Referring to prior art FIG. 1a, an individual chip 1 is shown having contact metallization 2 which extends to the side surface 3 of the chip. It should be noted that chip 1 also is complete with semiconductor circuit devices and device interconnection metallurgy. Chip 1 may be designed to function as a memory chip, logic chip, or any memory and logic combination chip, for example. The metallization 2 may be designed as part of the original chip surface connections so that module interconnections could be made to pads on the edge 3. Alternatively, and as described in the aforementioned U.S. Pat. No. 5,104,820, the interconnection metallurgy may be designed as second level rerouting metal conductors (insulated from the original silicon and its aluminum or other metallization) which contact the original metallization and extend to pads on the chip edge 3. As previously noted, the latter case permits the use of "off-the-shelf" chips which were designed without regard to their later inclusion in cube packaging.

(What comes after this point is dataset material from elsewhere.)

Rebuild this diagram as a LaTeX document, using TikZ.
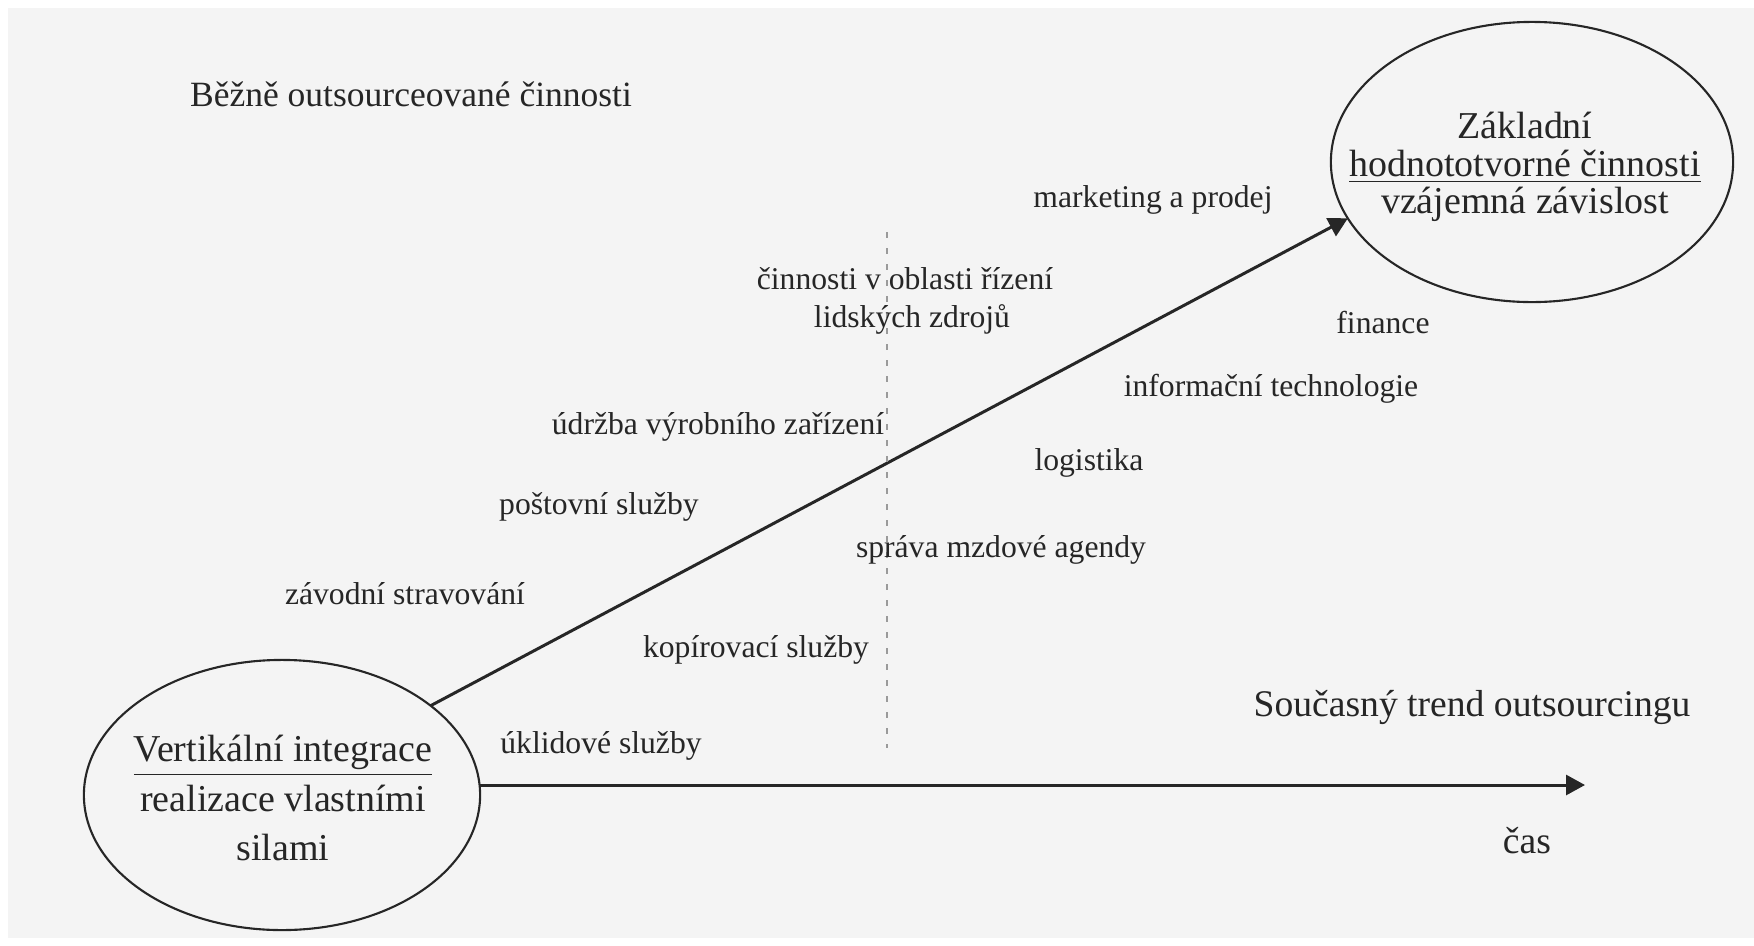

The individual chips 1 are provided with insulating layers under the rerouting metal as well as over the backsides of the chips and are then fixed together with an epoxy adhesive in the cube or stacked configuration of FIG. 1B. Those edge-mounted contact pads which can be connected together (such as power inputs) are ganged by means of busses as shown in FIG. 1C. FIG. 1D is a simplified top view of the resulting structure, showing the cube 1 disposed on an interposer 4, having metal lines 4A that are coupled to the cube bus wiring through conventional solder bump interconnection technology (not shown). The metal lines 4A extend to the periphery of interposer 4, where they are coupled to the interconnecting pins P of package 5 via wirebonds 5A. Note that in the prior art, silicon interposer 4 is necessary to match the thermal expansion coefficient of the silicon chips (that is, because it is made of silicon the interposer will have the same TCE as the chips in the cube). However, the present inventors have noted that while the use of a silicon interposer accounts for the TCE of the chips themselves, it does not address differential chip-to-chip TCE caused by the epoxy used to bond the chips to one another. The best solution would be to eliminate the silicon interposer completely.
Moreover, the foregoing references fail to optimize the electrical properties of the resulting cube. Specifically, the epoxy used to bond the chips to one another is conventionally a high dielectric constant material that is applied as the chips are bonded together. As such, the epoxy material does not optimize the characteristics of the resulting cube package with respect to the operating speed of the contained semiconductor devices, the reliability of the package and the compatibility of the package with respect to existing semiconductor device processing and packaging techniques.